Provided material >>
####
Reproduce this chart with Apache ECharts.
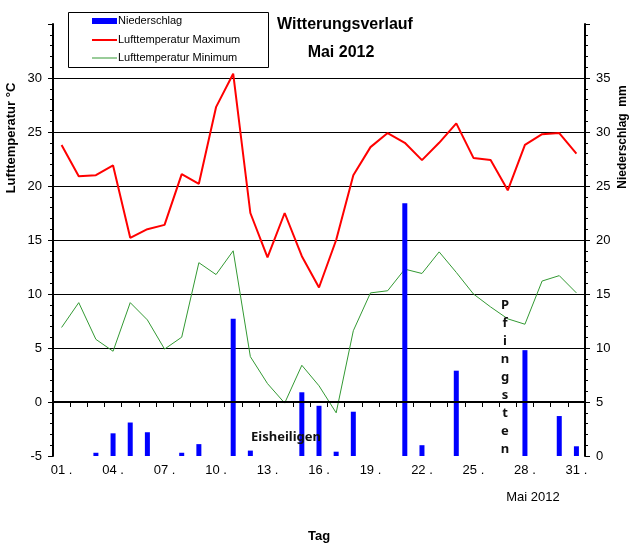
<!DOCTYPE html>
<html>
<head>
<meta charset="utf-8">
<script src="https://cdn.jsdelivr.net/npm/echarts@6/dist/echarts.min.js"></script>
<style>html,body{margin:0;padding:0;background:#fff}#c{width:634px;height:548px}</style>
</head>
<body>
<div id="c"></div>
<script>
const days = ['01','02','03','04','05','06','07','08','09','10','11','12','13','14','15','16','17','18','19','20','21','22','23','24','25','26','27','28','29','30','31'];
const tempMax = [23.8,20.9,21.0,21.9,15.2,16.0,16.4,21.1,20.2,27.3,30.4,17.5,13.4,17.5,13.5,10.6,15.0,21.0,23.6,24.9,24.0,22.4,24.0,25.8,22.6,22.4,19.6,23.8,24.8,24.9,23.0];
const tempMin = [6.9,9.2,5.8,4.7,9.2,7.6,4.9,6.0,12.9,11.8,14.0,4.2,1.7,-0.1,3.4,1.5,-1.0,6.6,10.1,10.3,12.3,11.9,13.9,12.0,10.0,8.8,7.7,7.2,11.2,11.7,10.1];
const rain = [0,0,0.3,2.1,3.1,2.2,0,0.3,1.1,0,12.7,0.5,0,0,5.9,4.65,0.4,4.1,0,0,23.4,1.0,0,7.9,0,0,0,9.8,0,3.7,0.9];
const tempTicks = {min:-5, max:35, interval:5};
const rainTicks = {min:0, max:40, interval:5};

const chart = echarts.init(document.getElementById('c'));
const F = 'Liberation Sans, Arial, sans-serif';
const legendText = {fontSize: 11, color: '#000', fontFamily: F, lineHeight: 12, padding: [0, 0, 0, -4]};
function mkLegend(name, top, h, color) {
  return {orient: 'vertical', left: 92, top: top, padding: 0, itemWidth: 25, itemHeight: h, itemGap: 0,
    textStyle: legendText, data: [{name: name, icon: 'rect', itemStyle: {color: color}}]};
}
chart.setOption({
  animation: false,
  textStyle: {fontFamily: F},
  grid: {left: 53, right: 49, top: 24, bottom: 92, containLabel: false},
  legend: [
    mkLegend('Niederschlag', 15, 6, '#0000ff'),
    mkLegend('Lufttemperatur Maximum', 34, 2, '#ff0000'),
    mkLegend('Lufttemperatur Minimum', 52, 1, '#339933')
  ],
  xAxis: {
    type: 'category', data: days, boundaryGap: true,
    name: 'Tag', nameLocation: 'middle', nameGap: 74,
    nameTextStyle: {fontSize: 13, fontWeight: 'bold', color: '#000', fontFamily: F},
    axisLine: {lineStyle: {color: '#000', width: 2}},
    axisTick: {show: true, interval: 0, length: 5, lineStyle: {color: '#000', width: 1}},
    axisLabel: {interval: 2, formatter: v => v + ' .', fontSize: 13, color: '#000', margin: 8, fontFamily: F},
    splitLine: {show: false}
  },
  yAxis: [
    {
      type: 'value', min: tempTicks.min, max: tempTicks.max, interval: tempTicks.interval,
      axisLine: {show: true, lineStyle: {color: '#000', width: 2}},
      axisTick: {show: true, length: 5, lineStyle: {color: '#000'}},
      minorTick: {show: true, splitNumber: 5, length: 3, lineStyle: {color: '#000'}},
      axisLabel: {showMaxLabel: false, fontSize: 13, color: '#000', margin: 11, fontFamily: F},
      splitLine: {show: true, showMinLine: false, showMaxLine: false, lineStyle: {color: '#000', width: 1}}
    },
    {
      type: 'value', min: rainTicks.min, max: rainTicks.max, interval: rainTicks.interval, position: 'right',
      axisLine: {show: true, lineStyle: {color: '#000', width: 2}},
      axisTick: {show: true, length: 5, lineStyle: {color: '#000'}},
      minorTick: {show: true, splitNumber: 5, length: 3, lineStyle: {color: '#000'}},
      axisLabel: {showMaxLabel: false, fontSize: 13, color: '#000', margin: 11, fontFamily: F},
      splitLine: {show: false}
    }
  ],
  series: [
    {
      name: 'Niederschlag', type: 'bar', yAxisIndex: 1, data: rain, barWidth: 5,
      itemStyle: {color: '#0000ff'}, z: 3
    },
    {
      name: 'Lufttemperatur Maximum', type: 'line', yAxisIndex: 0, data: tempMax,
      symbol: 'none', lineStyle: {color: '#ff0000', width: 2}, itemStyle: {color: '#ff0000'}, z: 2
    },
    {
      name: 'Lufttemperatur Minimum', type: 'line', yAxisIndex: 0, data: tempMin,
      symbol: 'none', lineStyle: {color: '#339933', width: 1}, itemStyle: {color: '#339933'}, z: 2,
    },
    {
      name: 'zero', type: 'line', yAxisIndex: 0, data: [], z: 4,
      markLine: {silent: true, symbol: 'none', label: {show: false},
        lineStyle: {color: '#000', width: 2, type: 'solid'}, data: [{yAxis: 0}]}
    }
  ],
  graphic: [
    {type: 'rect', shape: {x: 68.5, y: 12.5, width: 200, height: 55}, style: {fill: 'none', stroke: '#000', lineWidth: 1}, z: 10},
    {type: 'text', x: 345, y: 25, style: {text: 'Witterungsverlauf', font: 'bold 16px ' + F, fill: '#000', textAlign: 'center', textVerticalAlign: 'middle'}},
    {type: 'text', x: 341, y: 53, style: {text: 'Mai 2012', font: 'bold 16px ' + F, fill: '#000', textAlign: 'center', textVerticalAlign: 'middle'}},
    {type: 'text', x: 11, y: 138, rotation: Math.PI / 2, style: {text: 'Lufttemperatur °C', font: 'bold 13px ' + F, fill: '#000', textAlign: 'center', textVerticalAlign: 'middle'}},
    {type: 'text', x: 623, y: 137, rotation: Math.PI / 2, style: {text: 'Niederschlag  mm', font: 'bold 12px ' + F, fill: '#000', textAlign: 'center', textVerticalAlign: 'middle'}},
    {type: 'text', x: 533, y: 497, style: {text: 'Mai 2012', font: '13px ' + F, fill: '#000', textAlign: 'center', textVerticalAlign: 'middle'}},
    {type: 'text', x: 251, y: 437, z: 10, style: {text: 'Eisheiligen', font: 'bold 13px Noto Sans', fill: '#111', textAlign: 'left', textVerticalAlign: 'middle'}},
    {type: 'text', x: 505, y: 296, z: 10, style: {text: 'P\nf\ni\nn\ng\ns\nt\ne\nn', font: 'bold 13px Noto Sans', lineHeight: 18, fill: '#111', textAlign: 'center', textVerticalAlign: 'top'}}
  ]
});
</script>
</body>
</html>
####
Goal of the exercise >>
Repeat the material above in full and exactly, apart from the pictures.

Solution >>
Reproduce this chart with Apache ECharts.
<!DOCTYPE html>
<html>
<head>
<meta charset="utf-8">
<script src="https://cdn.jsdelivr.net/npm/echarts@6/dist/echarts.min.js"></script>
<style>html,body{margin:0;padding:0;background:#fff}#c{width:634px;height:548px}</style>
</head>
<body>
<div id="c"></div>
<script>
const days = ['01','02','03','04','05','06','07','08','09','10','11','12','13','14','15','16','17','18','19','20','21','22','23','24','25','26','27','28','29','30','31'];
const tempMax = [23.8,20.9,21.0,21.9,15.2,16.0,16.4,21.1,20.2,27.3,30.4,17.5,13.4,17.5,13.5,10.6,15.0,21.0,23.6,24.9,24.0,22.4,24.0,25.8,22.6,22.4,19.6,23.8,24.8,24.9,23.0];
const tempMin = [6.9,9.2,5.8,4.7,9.2,7.6,4.9,6.0,12.9,11.8,14.0,4.2,1.7,-0.1,3.4,1.5,-1.0,6.6,10.1,10.3,12.3,11.9,13.9,12.0,10.0,8.8,7.7,7.2,11.2,11.7,10.1];
const rain = [0,0,0.3,2.1,3.1,2.2,0,0.3,1.1,0,12.7,0.5,0,0,5.9,4.65,0.4,4.1,0,0,23.4,1.0,0,7.9,0,0,0,9.8,0,3.7,0.9];
const tempTicks = {min:-5, max:35, interval:5};
const rainTicks = {min:0, max:40, interval:5};

const chart = echarts.init(document.getElementById('c'));
const F = 'Liberation Sans, Arial, sans-serif';
const legendText = {fontSize: 11, color: '#000', fontFamily: F, lineHeight: 12, padding: [0, 0, 0, -4]};
function mkLegend(name, top, h, color) {
  return {orient: 'vertical', left: 92, top: top, padding: 0, itemWidth: 25, itemHeight: h, itemGap: 0,
    textStyle: legendText, data: [{name: name, icon: 'rect', itemStyle: {color: color}}]};
}
chart.setOption({
  animation: false,
  textStyle: {fontFamily: F},
  grid: {left: 53, right: 49, top: 24, bottom: 92, containLabel: false},
  legend: [
    mkLegend('Niederschlag', 15, 6, '#0000ff'),
    mkLegend('Lufttemperatur Maximum', 34, 2, '#ff0000'),
    mkLegend('Lufttemperatur Minimum', 52, 1, '#339933')
  ],
  xAxis: {
    type: 'category', data: days, boundaryGap: true,
    name: 'Tag', nameLocation: 'middle', nameGap: 74,
    nameTextStyle: {fontSize: 13, fontWeight: 'bold', color: '#000', fontFamily: F},
    axisLine: {lineStyle: {color: '#000', width: 2}},
    axisTick: {show: true, interval: 0, length: 5, lineStyle: {color: '#000', width: 1}},
    axisLabel: {interval: 2, formatter: v => v + ' .', fontSize: 13, color: '#000', margin: 8, fontFamily: F},
    splitLine: {show: false}
  },
  yAxis: [
    {
      type: 'value', min: tempTicks.min, max: tempTicks.max, interval: tempTicks.interval,
      axisLine: {show: true, lineStyle: {color: '#000', width: 2}},
      axisTick: {show: true, length: 5, lineStyle: {color: '#000'}},
      minorTick: {show: true, splitNumber: 5, length: 3, lineStyle: {color: '#000'}},
      axisLabel: {showMaxLabel: false, fontSize: 13, color: '#000', margin: 11, fontFamily: F},
      splitLine: {show: true, showMinLine: false, showMaxLine: false, lineStyle: {color: '#000', width: 1}}
    },
    {
      type: 'value', min: rainTicks.min, max: rainTicks.max, interval: rainTicks.interval, position: 'right',
      axisLine: {show: true, lineStyle: {color: '#000', width: 2}},
      axisTick: {show: true, length: 5, lineStyle: {color: '#000'}},
      minorTick: {show: true, splitNumber: 5, length: 3, lineStyle: {color: '#000'}},
      axisLabel: {showMaxLabel: false, fontSize: 13, color: '#000', margin: 11, fontFamily: F},
      splitLine: {show: false}
    }
  ],
  series: [
    {
      name: 'Niederschlag', type: 'bar', yAxisIndex: 1, data: rain, barWidth: 5,
      itemStyle: {color: '#0000ff'}, z: 3
    },
    {
      name: 'Lufttemperatur Maximum', type: 'line', yAxisIndex: 0, data: tempMax,
      symbol: 'none', lineStyle: {color: '#ff0000', width: 2}, itemStyle: {color: '#ff0000'}, z: 2
    },
    {
      name: 'Lufttemperatur Minimum', type: 'line', yAxisIndex: 0, data: tempMin,
      symbol: 'none', lineStyle: {color: '#339933', width: 1}, itemStyle: {color: '#339933'}, z: 2,
    },
    {
      name: 'zero', type: 'line', yAxisIndex: 0, data: [], z: 4,
      markLine: {silent: true, symbol: 'none', label: {show: false},
        lineStyle: {color: '#000', width: 2, type: 'solid'}, data: [{yAxis: 0}]}
    }
  ],
  graphic: [
    {type: 'rect', shape: {x: 68.5, y: 12.5, width: 200, height: 55}, style: {fill: 'none', stroke: '#000', lineWidth: 1}, z: 10},
    {type: 'text', x: 345, y: 25, style: {text: 'Witterungsverlauf', font: 'bold 16px ' + F, fill: '#000', textAlign: 'center', textVerticalAlign: 'middle'}},
    {type: 'text', x: 341, y: 53, style: {text: 'Mai 2012', font: 'bold 16px ' + F, fill: '#000', textAlign: 'center', textVerticalAlign: 'middle'}},
    {type: 'text', x: 11, y: 138, rotation: Math.PI / 2, style: {text: 'Lufttemperatur °C', font: 'bold 13px ' + F, fill: '#000', textAlign: 'center', textVerticalAlign: 'middle'}},
    {type: 'text', x: 623, y: 137, rotation: Math.PI / 2, style: {text: 'Niederschlag  mm', font: 'bold 12px ' + F, fill: '#000', textAlign: 'center', textVerticalAlign: 'middle'}},
    {type: 'text', x: 533, y: 497, style: {text: 'Mai 2012', font: '13px ' + F, fill: '#000', textAlign: 'center', textVerticalAlign: 'middle'}},
    {type: 'text', x: 251, y: 437, z: 10, style: {text: 'Eisheiligen', font: 'bold 13px Noto Sans', fill: '#111', textAlign: 'left', textVerticalAlign: 'middle'}},
    {type: 'text', x: 505, y: 296, z: 10, style: {text: 'P\nf\ni\nn\ng\ns\nt\ne\nn', font: 'bold 13px Noto Sans', lineHeight: 18, fill: '#111', textAlign: 'center', textVerticalAlign: 'top'}}
  ]
});
</script>
</body>
</html>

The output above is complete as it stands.